Yesterday, former Republican Sen. Norm Coleman told a Republican Jewish Coalition gathering in Ohio that when it comes to Roe v. Wade, pay no attention to those men in black robes. “President Bush was president eight years, Roe v. Wade wasn’t reversed. He had two Supreme Court picks, Roe v. Wade wasn’t reversed,” Coleman said. “It’s not going to be reversed.”
That's blatantly and intentionally misleading, crafted to assuage voters who are presumably socially liberal in what looks to be the most crucial state for the election. It's also the exact opposite of what Romney has promised he'll support, publicly and often.
Coleman's plausible deniability comes from the fact that it looks as though not much changed under the last Republican president. But as I reported last week, these kinds of shifts don't happen overnight -- not only because it takes years for laws to be passed and then to wind their way through the court system, but because many in the anti-choice movement have opted for an incremental strategy to avoid scaring the public, even as they prepare the legal, political and societal groundwork for the full-on abortion ban they desire.

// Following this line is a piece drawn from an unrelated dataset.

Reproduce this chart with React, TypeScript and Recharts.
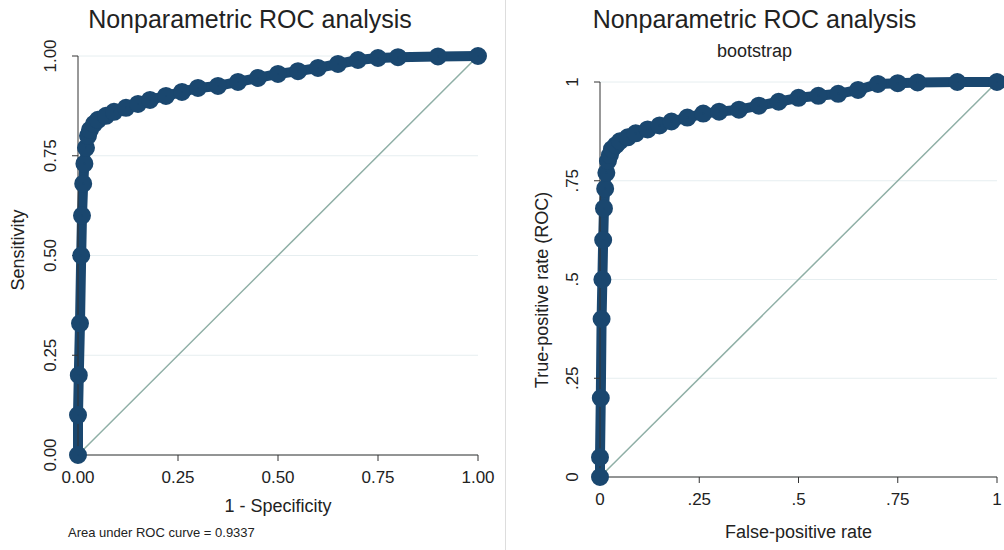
import React from 'react';
import { CartesianGrid, Line, LineChart, XAxis, YAxis } from 'recharts';

// ============ Data ============

const leftFpr = [0, 0, 0.002, 0.005, 0.008, 0.01, 0.013, 0.016, 0.02, 0.025, 0.03, 0.04, 0.05, 0.07, 0.09, 0.12, 0.15, 0.18, 0.22, 0.26, 0.3, 0.35, 0.4, 0.45, 0.5, 0.55, 0.6, 0.65, 0.7, 0.75, 0.8, 0.9, 1];
const leftTpr = [0, 0.1, 0.2, 0.33, 0.5, 0.6, 0.68, 0.73, 0.77, 0.8, 0.815, 0.83, 0.84, 0.85, 0.86, 0.87, 0.88, 0.89, 0.9, 0.91, 0.92, 0.925, 0.935, 0.945, 0.955, 0.962, 0.97, 0.98, 0.99, 0.995, 0.997, 0.999, 1];

const rightFpr = [0, 0, 0.002, 0.004, 0.006, 0.008, 0.01, 0.013, 0.016, 0.02, 0.025, 0.03, 0.04, 0.05, 0.07, 0.09, 0.12, 0.15, 0.18, 0.22, 0.26, 0.3, 0.35, 0.4, 0.45, 0.5, 0.55, 0.6, 0.65, 0.7, 0.75, 0.8, 0.9, 1];
const rightTpr = [0, 0.05, 0.2, 0.4, 0.5, 0.6, 0.68, 0.73, 0.77, 0.8, 0.815, 0.83, 0.84, 0.85, 0.86, 0.87, 0.88, 0.89, 0.9, 0.91, 0.92, 0.925, 0.93, 0.94, 0.95, 0.96, 0.965, 0.97, 0.98, 0.995, 0.997, 0.999, 1, 1];

const leftTicks = ['0.00', '0.25', '0.50', '0.75', '1.00'];
const rightTicks = ['0', '.25', '.5', '.75', '1'];
const tickValues = [0, 0.25, 0.5, 0.75, 1];

const CURVE = '#1a476f';
const DIAG = '#8fafa6';
const FONT = '"Liberation Sans", Arial, sans-serif';

const leftData = leftFpr.map((x, i) => ({ x, y: leftTpr[i] }));
const rightData = rightFpr.map((x, i) => ({ x, y: rightTpr[i] }));
const diagData = [{ x: 0, y: 0 }, { x: 1, y: 1 }];

// ============ Ticks ============

const makeYTick = (labels: string[]) => (props: any) => {
  const { x, y, payload } = props;
  const label = labels[tickValues.indexOf(payload.value)];
  return (
    <text x={x - 14} y={y} transform={`rotate(-90, ${x - 14}, ${y})`} textAnchor="middle" fontSize={17} fill="#222" fontFamily={FONT}>
      {label}
    </text>
  );
};

const makeXTick = (labels: string[]) => (props: any) => {
  const { x, y, payload } = props;
  const label = labels[tickValues.indexOf(payload.value)];
  return (
    <text x={x} y={y + 20} textAnchor="middle" fontSize={17} fill="#222" fontFamily={FONT}>
      {label}
    </text>
  );
};

// ============ Panel ============

const RocPanel: React.FC<{
  data: { x: number; y: number }[];
  labels: string[];
  width: number;
  margin: { top: number; right: number; bottom: number; left: number };
}> = ({ data, labels, width, margin }) => (
  <LineChart width={width} height={550} margin={margin}>
    <CartesianGrid horizontal vertical={false} stroke="#e6eef0" />
    <XAxis
      type="number"
      dataKey="x"
      domain={[0, 1]}
      ticks={tickValues}
      tick={makeXTick(labels)}
      height={30}
      stroke="#333"
      tickSize={6}
    />
    <YAxis
      type="number"
      dataKey="y"
      domain={[0, 1]}
      ticks={tickValues}
      tick={makeYTick(labels)}
      width={50}
      stroke="#333"
      tickSize={6}
    />
    <Line data={diagData} dataKey="y" stroke={DIAG} strokeWidth={1.5} dot={false} isAnimationActive={false} />
    <Line
      data={data}
      dataKey="y"
      stroke={CURVE}
      strokeWidth={10}
      strokeLinecap="round"
      strokeLinejoin="round"
      dot={{ r: 4, fill: CURVE, stroke: CURVE }}
      isAnimationActive={false}
    />
  </LineChart>
);

// ============ Main ============

const txt: React.CSSProperties = { position: 'absolute', fontFamily: FONT, color: '#222', whiteSpace: 'nowrap' };

export default function App() {
  return (
    <div style={{ position: 'absolute', left: 0, top: 0, width: 1004, height: 550, background: '#fff', overflow: 'hidden' }}>
      <div style={{ position: 'absolute', left: 0, top: 0 }}>
        <RocPanel data={leftData} labels={leftTicks} width={500} margin={{ top: 56, right: 22, bottom: 65, left: 28 }} />
      </div>
      <div style={{ position: 'absolute', left: 505, top: 0 }}>
        <RocPanel data={rightData} labels={rightTicks} width={499} margin={{ top: 82, right: 7, bottom: 43, left: 45 }} />
      </div>
      <div style={{ position: 'absolute', left: 505, top: 0, width: 1, height: 550, background: '#ddd' }} />

      <div style={{ ...txt, left: 0, width: 500, top: 5, textAlign: 'center', fontSize: 25 }}>Nonparametric ROC analysis</div>
      <div style={{ ...txt, left: 78, width: 400, top: 496, textAlign: 'center', fontSize: 18 }}>1 - Specificity</div>
      <div style={{ ...txt, left: 68, top: 525, fontSize: 13 }}>Area under ROC curve = 0.9337</div>
      <div style={{ ...txt, left: 18, top: 250, fontSize: 18, transform: 'translate(-50%, -50%) rotate(-90deg)' }}>Sensitivity</div>

      <div style={{ ...txt, left: 505, width: 499, top: 5, textAlign: 'center', fontSize: 25 }}>Nonparametric ROC analysis</div>
      <div style={{ ...txt, left: 505, width: 499, top: 41, textAlign: 'center', fontSize: 18 }}>bootstrap</div>
      <div style={{ ...txt, left: 600, width: 397, top: 522, textAlign: 'center', fontSize: 18 }}>False-positive rate</div>
      <div style={{ ...txt, left: 542, top: 290, fontSize: 18, transform: 'translate(-50%, -50%) rotate(-90deg)' }}>True-positive rate (ROC)</div>
    </div>
  );
}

As for Bush, he got two Supreme Court appointments, both replacing Republican-appointed justices, and an initial pick, Harriet Miers, was rejected by conservatives partly because they feared she wasn't absolutist enough on abortion rights. The judge they did get, Samuel Alito, replaced Sandra Day O'Connor, who had been relatively moderate on abortion rights. The result was that when a major abortion case came before that court, it upheld an abortion restriction it had overturned several years before. The right has always had its eye on the ultimate prize, which is overturning Roe. With the retirement or death of a single liberal justice, they're likely to get it, or come close.

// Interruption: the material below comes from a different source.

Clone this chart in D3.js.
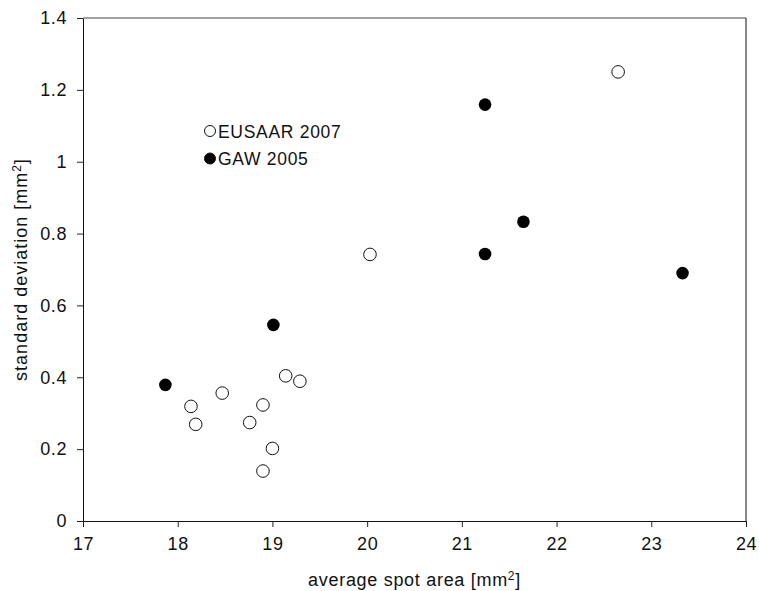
<!DOCTYPE html>
<html>
<head>
<meta charset="utf-8">
<script src="https://cdn.jsdelivr.net/npm/d3@7"></script>
<style>
  body { margin: 0; background: #fff; }
  svg { font-family: Arial, "Liberation Sans", sans-serif; }
</style>
</head>
<body>
<div id="chart"><svg width="759" height="591"></svg></div>
<script>
// EUSAAR 2007 (open circles)
const eusaarX = [18.14, 18.19, 18.47, 18.76, 18.90, 18.90, 19.00, 19.14, 19.29, 20.03, 22.65];
const eusaarY = [0.319, 0.269, 0.356, 0.274, 0.323, 0.139, 0.202, 0.404, 0.389, 0.742, 1.25];

// GAW 2005 (filled circles)
const gawX = [17.87, 19.01, 21.245, 21.245, 21.65, 23.33];
const gawY = [0.379, 0.546, 1.159, 0.743, 0.833, 0.69];

const xTicks = [17, 18, 19, 20, 21, 22, 23, 24];
const yTicks = [0, 0.2, 0.4, 0.6, 0.8, 1, 1.2, 1.4];

const seriesNames = ["EUSAAR 2007", "GAW 2005"];

/***** setup *****/
const svg = d3.select("#chart svg");
const margin = {top: 18, left: 83, right: 13, bottom: 70};
const width = 759, height = 591;

const xScale = d3.scaleLinear()
    .domain([17, 24])
    .range([margin.left, width - margin.right]);

const yScale = d3.scaleLinear()
    .domain([0, 1.4])
    .range([height - margin.bottom, margin.top]);

/***** axes *****/
const xAxis = d3.axisBottom(xScale)
    .tickValues(xTicks)
    .tickSize(6)
    .tickSizeOuter(0)
    .tickPadding(10)
    .tickFormat(d => d);

const yAxis = d3.axisLeft(yScale)
    .tickValues(yTicks)
    .tickSize(6)
    .tickSizeOuter(0)
    .tickPadding(10)
    .tickFormat(d => d);

const gx = svg.append("g")
    .attr("transform", "translate(0," + yScale(0) + ")")
    .call(xAxis);

const gy = svg.append("g")
    .attr("transform", "translate(" + xScale(17) + ",0)")
    .call(yAxis);

[gx, gy].forEach(g => {
    g.selectAll("text")
        .style("font-size", "18px")
        .style("letter-spacing", "0.6px")
        .style("font-family", "Arial, 'Liberation Sans', sans-serif")
        .attr("fill", "#111");
    g.selectAll("line").attr("stroke", "#222");
    g.select(".domain").attr("stroke", "#111");
});

// top and right frame lines
svg.append("line")
    .attr("x1", xScale(17)).attr("x2", xScale(24))
    .attr("y1", yScale(1.4)).attr("y2", yScale(1.4))
    .attr("stroke", "#444");
svg.append("line")
    .attr("x1", xScale(24)).attr("x2", xScale(24))
    .attr("y1", yScale(1.4)).attr("y2", yScale(0))
    .attr("stroke", "#111");

/***** axis titles *****/
const xTitle = svg.append("text")
    .attr("x", (xScale(17) + xScale(24)) / 2)
    .attr("y", 586)
    .attr("text-anchor", "middle")
    .style("font-size", "18px")
    .style("letter-spacing", "0.7px")
    .attr("fill", "#111");
xTitle.append("tspan").text("average spot area [mm");
xTitle.append("tspan").attr("dy", -6).style("font-size", "12px").text("2");
xTitle.append("tspan").attr("dy", 6).text("]");

const yTitle = svg.append("text")
    .attr("transform", "translate(27," + (yScale(0) + yScale(1.4)) / 2 + ") rotate(-90)")
    .attr("text-anchor", "middle")
    .style("font-size", "18px")
    .style("letter-spacing", "1px")
    .attr("fill", "#111");
yTitle.append("tspan").text("standard deviation [mm");
yTitle.append("tspan").attr("dy", -6).style("font-size", "12px").text("2");
yTitle.append("tspan").attr("dy", 6).text("]");

/***** points *****/
const eusaar = eusaarX.map((x, i) => ({x: x, y: eusaarY[i]}));
const gaw = gawX.map((x, i) => ({x: x, y: gawY[i]}));

svg.selectAll(".eusaarPt")
    .data(eusaar)
    .enter()
    .append("circle")
    .attr("class", "eusaarPt")
    .attr("cx", d => xScale(d.x))
    .attr("cy", d => yScale(d.y))
    .attr("r", 6.3)
    .style("fill", "#fff")
    .style("stroke", "#111")
    .style("stroke-width", 1);

svg.selectAll(".gawPt")
    .data(gaw)
    .enter()
    .append("circle")
    .attr("class", "gawPt")
    .attr("cx", d => xScale(d.x))
    .attr("cy", d => yScale(d.y))
    .attr("r", 6.3)
    .style("fill", "#000");

/***** legend *****/
const legend = svg.append("g").attr("transform", "translate(210,131)");
seriesNames.forEach((name, i) => {
    legend.append("circle")
        .attr("cx", 0)
        .attr("cy", i * 27.5)
        .attr("r", 5.5)
        .style("fill", i === 0 ? "#fff" : "#000")
        .style("stroke", "#111")
        .style("stroke-width", 1);
    legend.append("text")
        .attr("x", 8)
        .attr("y", i * 27.5 + 6.5)
        .style("font-size", "17.5px")
        .style("letter-spacing", "0.7px")
        .attr("fill", "#111")
        .text(name);
});
</script>
</body>
</html>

Indeed, it's worth looking at who seems fairly confident that a Romney presidency would change abortion access in this country: anti-choice activists, who passed on him in the primary but have publicly been a united front on his behalf ever since. Just check out this story in Life News noting that "Leading pro-life attorneys like Jordan Sekulow, David French, and James Bopp have confirmed they trust Romney as president when it comes to judges," and quotes the president of Americans United for Life saying that the impact on abortion law via the Supreme Court would be “bigger than everything else combined, because of the long-term consequences."

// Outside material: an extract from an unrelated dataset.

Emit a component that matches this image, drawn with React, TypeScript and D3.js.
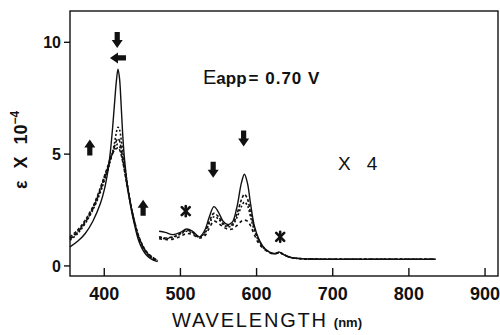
import React from "react";
import * as d3 from "d3";

// Soret band region (full scale)
const soretWl = [355, 365, 375, 385, 395, 400, 405, 408, 411, 414, 416, 418, 420, 422, 424, 426, 428, 430, 435, 440, 445, 450, 455, 460, 465, 470];
const soretSolid = [0.85, 1.1, 1.45, 2.0, 2.8, 3.4, 4.3, 5.1, 6.2, 7.5, 8.3, 8.8, 8.4, 7.3, 6.0, 5.0, 4.3, 3.7, 2.6, 1.8, 1.15, 0.75, 0.5, 0.35, 0.25, 0.2];
const soretA = [1.15, 1.45, 1.9, 2.5, 3.3, 3.8, 4.3, 4.7, 5.1, 5.6, 6.0, 6.2, 6.1, 5.7, 5.2, 4.7, 4.2, 3.7, 2.7, 1.9, 1.25, 0.85, 0.6, 0.42, 0.3, 0.22];
const soretB = [1.2, 1.5, 1.95, 2.55, 3.4, 3.9, 4.4, 4.75, 5.05, 5.4, 5.6, 5.7, 5.6, 5.3, 4.9, 4.5, 4.1, 3.65, 2.7, 1.9, 1.3, 0.9, 0.62, 0.44, 0.32, 0.24];
const soretC = [1.25, 1.55, 2.0, 2.6, 3.45, 3.95, 4.45, 4.8, 5.05, 5.3, 5.4, 5.45, 5.35, 5.1, 4.75, 4.4, 4.0, 3.6, 2.7, 1.95, 1.35, 0.92, 0.64, 0.46, 0.34, 0.25];
const soretD = [1.3, 1.6, 2.05, 2.65, 3.5, 4.0, 4.5, 4.82, 5.05, 5.2, 5.25, 5.28, 5.2, 5.0, 4.7, 4.35, 3.95, 3.55, 2.7, 1.95, 1.35, 0.95, 0.66, 0.48, 0.35, 0.26];

// Q band region (x4)
const qWl = [472, 480, 490, 500, 508, 516, 525, 532, 538, 544, 550, 556, 562, 568, 574, 580, 584, 588, 592, 597, 603, 610, 618, 624, 630, 636, 645, 660, 700, 760, 835];
const qSolid = [1.55, 1.5, 1.4, 1.5, 1.65, 1.55, 1.3, 1.6, 2.2, 2.65, 2.4, 2.0, 1.85, 1.95, 2.6, 3.7, 4.1, 3.7, 2.8, 1.8, 1.2, 0.8, 0.6, 0.55, 0.62, 0.5, 0.38, 0.32, 0.3, 0.3, 0.3];
const qA = [1.3, 1.25, 1.3, 1.45, 1.6, 1.5, 1.3, 1.5, 2.0, 2.35, 2.2, 1.9, 1.8, 1.85, 2.3, 2.95, 3.2, 3.0, 2.4, 1.7, 1.15, 0.8, 0.6, 0.55, 0.6, 0.5, 0.38, 0.32, 0.3, 0.3, 0.3];
const qB = [1.28, 1.22, 1.28, 1.42, 1.55, 1.47, 1.28, 1.45, 1.9, 2.2, 2.1, 1.85, 1.75, 1.8, 2.15, 2.65, 2.85, 2.7, 2.2, 1.6, 1.1, 0.78, 0.6, 0.55, 0.6, 0.5, 0.38, 0.32, 0.3, 0.3, 0.3];
const qC = [1.22, 1.18, 1.2, 1.32, 1.45, 1.4, 1.25, 1.35, 1.7, 2.0, 1.9, 1.75, 1.65, 1.65, 1.8, 2.0, 2.05, 2.0, 1.8, 1.4, 1.0, 0.75, 0.58, 0.54, 0.6, 0.5, 0.38, 0.32, 0.3, 0.3, 0.3];

const xTicks = [400, 500, 600, 700, 800, 900];
const yTicks = [0, 5, 10];

const arrowWl = [417, 418, 381, 451, 543, 583];
const arrowVal = [10.1, 9.3, 5.3, 2.6, 4.3, 5.7];
const arrowDir = ["down", "left", "up", "up", "down", "down"];

const starWl = [507, 631];
const starVal = [2.45, 1.3];

const W = 500;
const H = 335;
const plot = { left: 70, right: 498, top: 11, bottom: 276 };
const font = "'Liberation Sans', Arial, Helvetica, sans-serif";

const x = d3.scaleLinear().domain([355, 917]).range([plot.left, plot.right]);
const y = d3.scaleLinear().domain([-0.45, 11.4]).range([plot.bottom, plot.top]);

const lineOf = (wl: number[], vals: number[]) =>
  d3
    .line<number>()
    .x((_, i) => x(wl[i]))
    .y((d) => y(d))
    .curve(d3.curveCatmullRom.alpha(0.5))(vals) || "";

// block arrow pointing down, centered on 0,0
const arrowPath = "M-2.6,-8 L2.6,-8 L2.6,0 L5.5,0 L0,8 L-5.5,0 L-2.6,0 Z";
const rot: Record<string, number> = { down: 0, up: 180, left: 90, right: -90 };

const App = () => {
  const series = [
    { wl: soretWl, v: soretSolid, dash: "" },
    { wl: soretWl, v: soretA, dash: "2,2" },
    { wl: soretWl, v: soretB, dash: "4,2" },
    { wl: soretWl, v: soretC, dash: "2,3" },
    { wl: soretWl, v: soretD, dash: "3,2" },
    { wl: qWl, v: qSolid, dash: "" },
    { wl: qWl, v: qA, dash: "3,2" },
    { wl: qWl, v: qB, dash: "2,2" },
    { wl: qWl, v: qC, dash: "3,3" },
  ];

  return (
    <svg
      width={W}
      height={H}
      style={{ position: "absolute", left: 0, top: 0, background: "#fff" }}
    >
      <rect x={0} y={0} width={W} height={H} fill="#fff" />
      {/* frame */}
      <rect
        x={plot.left}
        y={plot.top}
        width={plot.right - plot.left}
        height={plot.bottom - plot.top}
        fill="none"
        stroke="#111"
        strokeWidth={1.4}
      />
      {/* x ticks */}
      {xTicks.map((t) => (
        <g key={t}>
          <line x1={x(t)} x2={x(t)} y1={plot.bottom} y2={plot.bottom - 8} stroke="#111" strokeWidth={1.4} />
          <text x={x(t)} y={300} textAnchor="middle" fontFamily={font} fontWeight="bold" fontSize={18} fill="#111">
            {t}
          </text>
        </g>
      ))}
      {/* y ticks */}
      {yTicks.map((t) => (
        <g key={t}>
          <line x1={plot.left - 6} x2={plot.left} y1={y(t)} y2={y(t)} stroke="#111" strokeWidth={1.4} />
          <text x={61} y={y(t)} dy="0.36em" textAnchor="end" fontFamily={font} fontWeight="bold" fontSize={16} fill="#111">
            {t}
          </text>
        </g>
      ))}
      {/* curves */}
      {series.map((s, i) => (
        <path
          key={i}
          d={lineOf(s.wl, s.v)}
          fill="none"
          stroke="#111"
          strokeWidth={s.dash ? 1.6 : 1.4}
          strokeDasharray={s.dash || undefined}
        />
      ))}
      {/* arrows */}
      {arrowWl.map((w, i) => (
        <path
          key={i}
          d={arrowPath}
          fill="#111"
          transform={`translate(${x(w)},${y(arrowVal[i])}) rotate(${rot[arrowDir[i]]})`}
        />
      ))}
      {/* asterisks */}
      {starWl.map((w, i) => (
        <g key={i} transform={`translate(${x(w)},${y(starVal[i])})`} stroke="#111" strokeWidth={2.6} strokeLinecap="round">
          <line x1={-4} y1={-4} x2={4} y2={4} />
          <line x1={-4} y1={4} x2={4} y2={-4} />
          <line x1={0} y1={-5} x2={0} y2={5} />
        </g>
      ))}
      {/* annotations */}
      <text x={203} y={84} fontFamily={font} fill="#111">
        <tspan fontSize={20}>E</tspan>
        <tspan fontSize={17} fontWeight="bold">app</tspan>
        <tspan fontSize={17} fontWeight="bold" dx={2} letterSpacing={1}>= 0.70 V</tspan>
      </text>
      <text x={338} y={170} fontFamily={font} fontSize={19} fill="#111">
        X<tspan dx={16}>4</tspan>
      </text>
      {/* axis titles */}
      <text x={172} y={327} fontFamily={font} fontSize={20} letterSpacing={1.8} fill="#111">
        WAVELENGTH
        <tspan fontSize={13} fontWeight="bold" letterSpacing={0} dx={6}>(nm)</tspan>
      </text>
      <text transform="translate(27,189) rotate(-90)" fontFamily={font} fontWeight="bold" fontSize={18} fill="#111">
        ε<tspan dx={12}>X</tspan>
        <tspan dx={12}>10</tspan>
        <tspan fontSize={12} dy={-8}>−4</tspan>
      </text>
    </svg>
  );
};

export default App;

And though the Supreme Court appointments are indeed the most lasting legacy, the president also has other important powers when it comes to reproductive rights, from nominating lower court judges to choosing the heads of the Departments of Health and Human Services, the FDA and the CDC, as well as the attorney general, all of whom have discretion on these issues.
The past couple of weeks have been an interesting exercise in some Republicans running as far as they can from the prevailing stances of their own compatriots, and in Romney's case, current and previous versions of himself. In Washington state, Republican Senate candidate Michael Baumgartner said he opposes abortion except in case of life endangerment but insisted, "Social issues and abortion isn't the focus of this campaign. You wouldn't see me voting to change any abortion laws at the federal level." Republican Sen. Ron Johnson's tactic on Sunday was to deny that the issue even matters, that voters care more about Benghazi. "Abortion doesn't even show up," he said, and claimed that "it's not even an issue here in Wisconsin, it doesn't even move the radar at all." (Someone should tell Paul Ryan that!)
It's almost as if they know that their policy aims are highly unpopular with a whole lot of voters.